• [Required task]:
Transcribe the material in full. Nothing should differ except that the pictures are left out.

• [Recorded data]:
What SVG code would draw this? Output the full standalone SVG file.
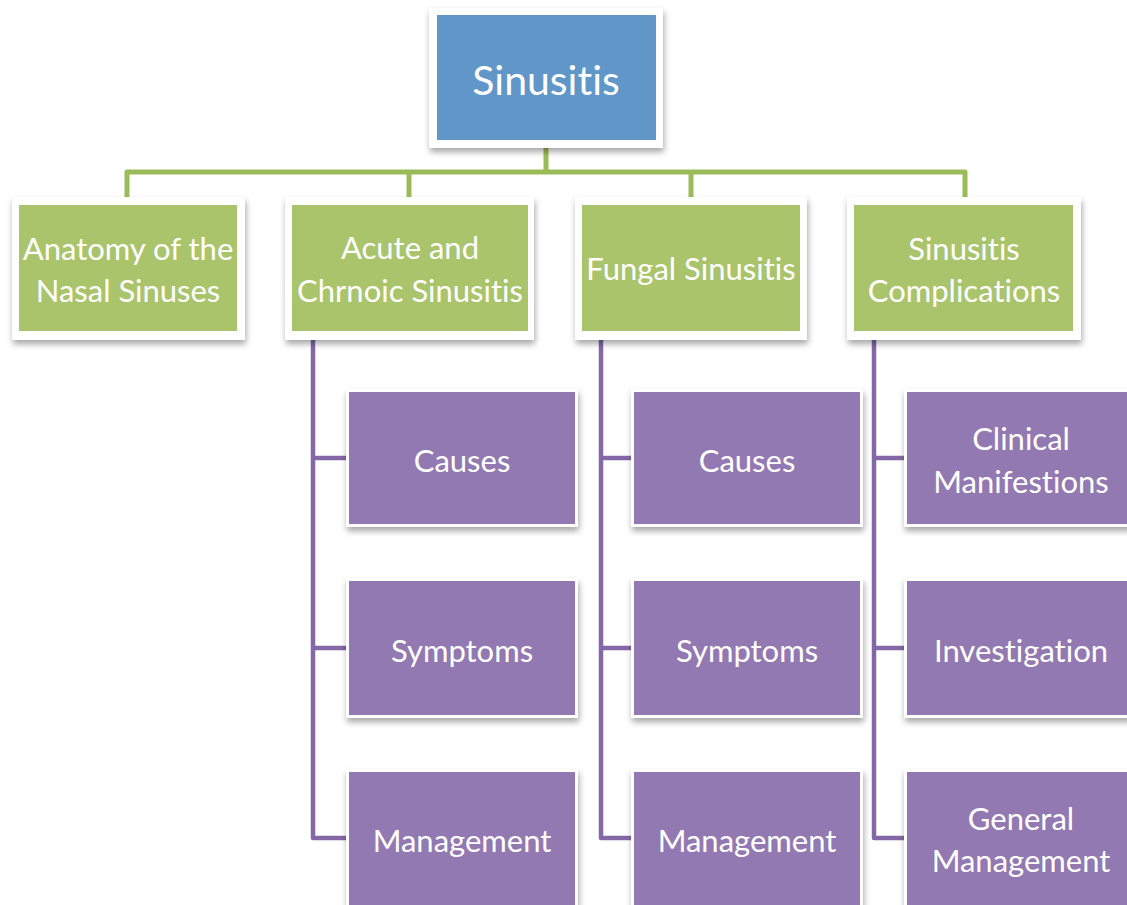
<svg xmlns="http://www.w3.org/2000/svg" width="1127" height="905" viewBox="0 0 1127 905">
<defs>
<filter id="sh" x="-10%" y="-10%" width="125%" height="130%">
<feDropShadow dx="1" dy="4" stdDeviation="3" flood-color="#000" flood-opacity="0.35"/>
</filter>
<style>
.frame{fill:#ffffff;filter:url(#sh)}
.blue{fill:#6196c8}
.green{fill:#aac46c}
.purple{fill:#9379b1}
.t{font-family:Lato,"Open Sans","Liberation Sans",sans-serif;fill:#ffffff;text-anchor:middle;font-size:31px;font-variant-ligatures:none;font-feature-settings:"liga" 0,"clig" 0}
.big{font-size:41px}
.gl{fill:none;stroke:#9bbb59;stroke-width:5;stroke-linejoin:round}
.pl{fill:none;stroke:#8467a6;stroke-width:4.5;stroke-linejoin:round}
</style>
</defs>
<rect width="1127" height="905" fill="#ffffff"/>
<g id="connectors">
<path class="gl" d="M546,148 V172 M127,197 V172 H965 V197 M409,172 V197 M691,172 V197"/>
<path class="pl" d="M313,338 V838 H349 M313,458 H349 M313,648 H349"/>
<path class="pl" d="M601,338 V838 H634 M601,458 H634 M601,648 H634"/>
<path class="pl" d="M874,338 V838 H907 M874,458 H907 M874,648 H907"/>
</g>
<g id="sinusitis">
<rect class="frame" x="429" y="8" width="234" height="140"/>
<rect class="blue" x="437" y="15" width="219" height="125"/>
<text class="t big" x="546" y="95">Sinusitis</text>
</g>
<g id="anatomy">
<rect class="frame" x="12" y="197" width="233" height="143"/>
<rect class="green" x="19" y="205" width="218" height="126"/>
<text class="t" x="128" y="260">Anatomy of the</text>
<text class="t" x="128" y="302">Nasal Sinuses</text>
</g>
<g id="acute">
<rect class="frame" x="285" y="197" width="249" height="143"/>
<rect class="green" x="292" y="205" width="236" height="126"/>
<text class="t" x="410" y="259">Acute and</text>
<text class="t" x="410" y="302">Chrnoic Sinusitis</text>
</g>
<g id="fungal">
<rect class="frame" x="575" y="197" width="232" height="143"/>
<rect class="green" x="582" y="205" width="218" height="126"/>
<text class="t" x="691" y="280">Fungal Sinusitis</text>
</g>
<g id="complications">
<rect class="frame" x="847" y="197" width="234" height="143"/>
<rect class="green" x="854" y="205" width="219" height="126"/>
<text class="t" x="964" y="260">Sinusitis</text>
<text class="t" x="964" y="302">Complications</text>
</g>
<g id="acute-causes">
<rect class="frame" x="346" y="389" width="232" height="138"/>
<rect class="purple" x="349" y="392" width="226" height="132"/>
<text class="t" x="462" y="472">Causes</text>
</g>
<g id="acute-symptoms">
<rect class="frame" x="346" y="578" width="232" height="140"/>
<rect class="purple" x="349" y="581" width="226" height="134"/>
<text class="t" x="462" y="662">Symptoms</text>
</g>
<g id="acute-management">
<rect class="frame" x="346" y="769" width="232" height="150"/>
<rect class="purple" x="349" y="772" width="226" height="145"/>
<text class="t" x="462" y="852">Management</text>
</g>
<g id="fungal-causes">
<rect class="frame" x="631" y="389" width="232" height="138"/>
<rect class="purple" x="634" y="392" width="226" height="132"/>
<text class="t" x="747" y="472">Causes</text>
</g>
<g id="fungal-symptoms">
<rect class="frame" x="631" y="578" width="232" height="140"/>
<rect class="purple" x="634" y="581" width="226" height="134"/>
<text class="t" x="747" y="662">Symptoms</text>
</g>
<g id="fungal-management">
<rect class="frame" x="631" y="769" width="232" height="150"/>
<rect class="purple" x="634" y="772" width="226" height="145"/>
<text class="t" x="747" y="852">Management</text>
</g>
<g id="comp-clinical">
<rect class="frame" x="904" y="389" width="240" height="138"/>
<rect class="purple" x="907" y="392" width="234" height="132"/>
<text class="t" x="1021" y="450">Clinical</text>
<text class="t" x="1021" y="493">Manifestions</text>
</g>
<g id="comp-investigation">
<rect class="frame" x="904" y="578" width="240" height="140"/>
<rect class="purple" x="907" y="581" width="234" height="134"/>
<text class="t" x="1021" y="662">Investigation</text>
</g>
<g id="comp-management">
<rect class="frame" x="904" y="769" width="240" height="150"/>
<rect class="purple" x="907" y="772" width="234" height="145"/>
<text class="t" x="1021" y="830">General</text>
<text class="t" x="1021" y="872">Management</text>
</g>
</svg>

• [Output below]:
What SVG code would draw this? Output the full standalone SVG file.
<svg xmlns="http://www.w3.org/2000/svg" width="1127" height="905" viewBox="0 0 1127 905">
<defs>
<filter id="sh" x="-10%" y="-10%" width="125%" height="130%">
<feDropShadow dx="1" dy="4" stdDeviation="3" flood-color="#000" flood-opacity="0.35"/>
</filter>
<style>
.frame{fill:#ffffff;filter:url(#sh)}
.blue{fill:#6196c8}
.green{fill:#aac46c}
.purple{fill:#9379b1}
.t{font-family:Lato,"Open Sans","Liberation Sans",sans-serif;fill:#ffffff;text-anchor:middle;font-size:31px;font-variant-ligatures:none;font-feature-settings:"liga" 0,"clig" 0}
.big{font-size:41px}
.gl{fill:none;stroke:#9bbb59;stroke-width:5;stroke-linejoin:round}
.pl{fill:none;stroke:#8467a6;stroke-width:4.5;stroke-linejoin:round}
</style>
</defs>
<rect width="1127" height="905" fill="#ffffff"/>
<g id="connectors">
<path class="gl" d="M546,148 V172 M127,197 V172 H965 V197 M409,172 V197 M691,172 V197"/>
<path class="pl" d="M313,338 V838 H349 M313,458 H349 M313,648 H349"/>
<path class="pl" d="M601,338 V838 H634 M601,458 H634 M601,648 H634"/>
<path class="pl" d="M874,338 V838 H907 M874,458 H907 M874,648 H907"/>
</g>
<g id="sinusitis">
<rect class="frame" x="429" y="8" width="234" height="140"/>
<rect class="blue" x="437" y="15" width="219" height="125"/>
<text class="t big" x="546" y="95">Sinusitis</text>
</g>
<g id="anatomy">
<rect class="frame" x="12" y="197" width="233" height="143"/>
<rect class="green" x="19" y="205" width="218" height="126"/>
<text class="t" x="128" y="260">Anatomy of the</text>
<text class="t" x="128" y="302">Nasal Sinuses</text>
</g>
<g id="acute">
<rect class="frame" x="285" y="197" width="249" height="143"/>
<rect class="green" x="292" y="205" width="236" height="126"/>
<text class="t" x="410" y="259">Acute and</text>
<text class="t" x="410" y="302">Chrnoic Sinusitis</text>
</g>
<g id="fungal">
<rect class="frame" x="575" y="197" width="232" height="143"/>
<rect class="green" x="582" y="205" width="218" height="126"/>
<text class="t" x="691" y="280">Fungal Sinusitis</text>
</g>
<g id="complications">
<rect class="frame" x="847" y="197" width="234" height="143"/>
<rect class="green" x="854" y="205" width="219" height="126"/>
<text class="t" x="964" y="260">Sinusitis</text>
<text class="t" x="964" y="302">Complications</text>
</g>
<g id="acute-causes">
<rect class="frame" x="346" y="389" width="232" height="138"/>
<rect class="purple" x="349" y="392" width="226" height="132"/>
<text class="t" x="462" y="472">Causes</text>
</g>
<g id="acute-symptoms">
<rect class="frame" x="346" y="578" width="232" height="140"/>
<rect class="purple" x="349" y="581" width="226" height="134"/>
<text class="t" x="462" y="662">Symptoms</text>
</g>
<g id="acute-management">
<rect class="frame" x="346" y="769" width="232" height="150"/>
<rect class="purple" x="349" y="772" width="226" height="145"/>
<text class="t" x="462" y="852">Management</text>
</g>
<g id="fungal-causes">
<rect class="frame" x="631" y="389" width="232" height="138"/>
<rect class="purple" x="634" y="392" width="226" height="132"/>
<text class="t" x="747" y="472">Causes</text>
</g>
<g id="fungal-symptoms">
<rect class="frame" x="631" y="578" width="232" height="140"/>
<rect class="purple" x="634" y="581" width="226" height="134"/>
<text class="t" x="747" y="662">Symptoms</text>
</g>
<g id="fungal-management">
<rect class="frame" x="631" y="769" width="232" height="150"/>
<rect class="purple" x="634" y="772" width="226" height="145"/>
<text class="t" x="747" y="852">Management</text>
</g>
<g id="comp-clinical">
<rect class="frame" x="904" y="389" width="240" height="138"/>
<rect class="purple" x="907" y="392" width="234" height="132"/>
<text class="t" x="1021" y="450">Clinical</text>
<text class="t" x="1021" y="493">Manifestions</text>
</g>
<g id="comp-investigation">
<rect class="frame" x="904" y="578" width="240" height="140"/>
<rect class="purple" x="907" y="581" width="234" height="134"/>
<text class="t" x="1021" y="662">Investigation</text>
</g>
<g id="comp-management">
<rect class="frame" x="904" y="769" width="240" height="150"/>
<rect class="purple" x="907" y="772" width="234" height="145"/>
<text class="t" x="1021" y="830">General</text>
<text class="t" x="1021" y="872">Management</text>
</g>
</svg>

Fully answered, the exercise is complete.